# Start of Provided material

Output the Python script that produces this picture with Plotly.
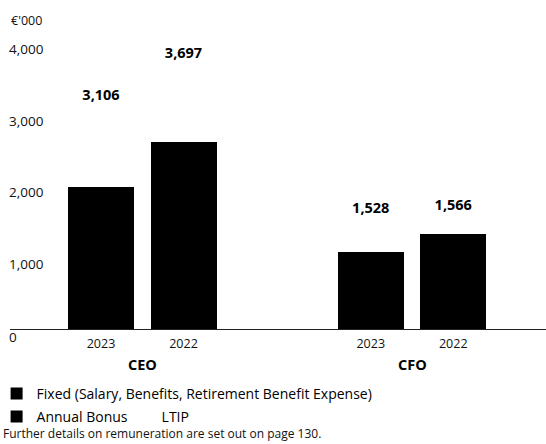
import plotly.graph_objects as go

# ---- data (€'000) ----
roles = ["CEO", "CFO"]
years = ["2023", "2022"]
bar_roles = ["CEO", "CEO", "CFO", "CFO"]
bar_years = ["2023", "2022", "2023", "2022"]
fixed = [1000, 950, 615, 620]
annual_bonus = [982, 1675, 462, 704]
ltip = [1124, 1072, 451, 242]
y_ticks = [0, 1000, 2000, 3000, 4000]
y_tick_labels = ["0", "1,000", "2,000", "3,000", "4,000"]

totals = [f + b + l for f, b, l in zip(fixed, annual_bonus, ltip)]
total_labels = [f"{t:,}" for t in totals]

# layout helpers: numeric positions per bar (group gap + year step)
GROUP_STEP = 3.27
pos = [roles.index(r) * GROUP_STEP + years.index(y) for r, y in zip(bar_roles, bar_years)]
group_centers = [i * GROUP_STEP + 0.5 for i in range(len(roles))]

FONT = "Open Sans"
BLACK = "#000000"

fig = go.Figure()
fig.add_trace(go.Bar(x=pos, y=fixed, name="Fixed (Salary, Benefits, Retirement Benefit Expense)",
                     marker=dict(color=BLACK, line=dict(width=0)), width=0.8, legend="legend",
                     hoverinfo="skip"))
fig.add_trace(go.Bar(x=pos, y=annual_bonus, name="Annual Bonus",
                     marker=dict(color=BLACK, line=dict(width=0)), width=0.8, legend="legend2",
                     hoverinfo="skip"))
fig.add_trace(go.Bar(x=pos, y=ltip, name="LTIP",
                     marker=dict(color="#ffffff", line=dict(width=0)), width=0.8, legend="legend2",
                     text=total_labels, textposition="outside", cliponaxis=False,
                     textfont=dict(family=FONT, size=14.5, color=BLACK, weight="bold"),
                     hoverinfo="skip"))

annotations = []
for v, lab in zip(y_ticks, y_tick_labels):
    annotations.append(dict(x=0, xref="paper", y=v, yref="y", text=lab, showarrow=False,
                            xanchor="left", yanchor="middle", xshift=-3,
                            yshift=-8 if v == 0 else -6,
                            font=dict(family=FONT, size=13.5, color="#111")))
annotations.append(dict(x=0, xref="paper", y=1, yref="paper", text="€'000", showarrow=False,
                        xanchor="left", yanchor="middle", xshift=-1, yshift=2,
                        font=dict(family=FONT, size=12.5, color="#111")))
for gc, r in zip(group_centers, roles):
    annotations.append(dict(x=gc, xref="x", y=0, yref="y", text=f"<b>{r}</b>", showarrow=False,
                            xanchor="center", yanchor="middle", yshift=-35,
                            font=dict(family=FONT, size=14.5, color=BLACK)))
annotations.append(dict(x=0, xref="paper", y=0, yref="paper", text="Further details on remuneration are set out on page 130.",
                        showarrow=False, xanchor="left", yanchor="middle", xshift=-9, yshift=-104,
                        font=dict(family=FONT, size=12, color="#111")))

fig.update_layout(
    width=546, height=444,
    margin=dict(l=10, r=0, t=22, b=115, autoexpand=False),
    paper_bgcolor="white", plot_bgcolor="white",
    barmode="stack",
    font=dict(family=FONT, size=12, color=BLACK),
    xaxis=dict(range=[-1.103, 5.394], tickvals=pos, ticktext=bar_years, showgrid=False,
               zeroline=False, showline=True, linecolor="#222", linewidth=1,
               ticks="", tickfont=dict(family=FONT, size=12.5, color="#111"), fixedrange=True,
               automargin=False, ticklabelstandoff=3),
    yaxis=dict(range=[0, 4300], showticklabels=False, showgrid=False, zeroline=False,
               showline=False, ticks="", fixedrange=True, automargin=False),
    legend=dict(orientation="h", x=-0.025, xanchor="left", y=-0.159, yanchor="top",
                xref="paper", yref="paper", font=dict(family=FONT, size=14, color=BLACK),
                bgcolor="rgba(0,0,0,0)", itemwidth=30, traceorder="normal"),
    legend2=dict(orientation="h", x=-0.025, xanchor="left", y=-0.234, yanchor="top",
                 xref="paper", yref="paper", font=dict(family=FONT, size=14, color=BLACK),
                 bgcolor="rgba(0,0,0,0)", itemwidth=30, traceorder="normal",
                 entrywidth=80, entrywidthmode="pixels"),
    annotations=annotations,
    showlegend=True,
)

fig.write_html("out.html", config={"displayModeBar": False},
               post_script="document.body.style.margin='0';document.body.style.overflow='hidden';")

# End of Provided material

**What the task requires**. Repeat exactly and only the lines from the start of the data above through the line that holds "t in totals]", inclusive. Pictures do not belong in the copy.

**Task output**.
Output the Python script that produces this picture with Plotly.
import plotly.graph_objects as go

# ---- data (€'000) ----
roles = ["CEO", "CFO"]
years = ["2023", "2022"]
bar_roles = ["CEO", "CEO", "CFO", "CFO"]
bar_years = ["2023", "2022", "2023", "2022"]
fixed = [1000, 950, 615, 620]
annual_bonus = [982, 1675, 462, 704]
ltip = [1124, 1072, 451, 242]
y_ticks = [0, 1000, 2000, 3000, 4000]
y_tick_labels = ["0", "1,000", "2,000", "3,000", "4,000"]

totals = [f + b + l for f, b, l in zip(fixed, annual_bonus, ltip)]
total_labels = [f"{t:,}" for t in totals]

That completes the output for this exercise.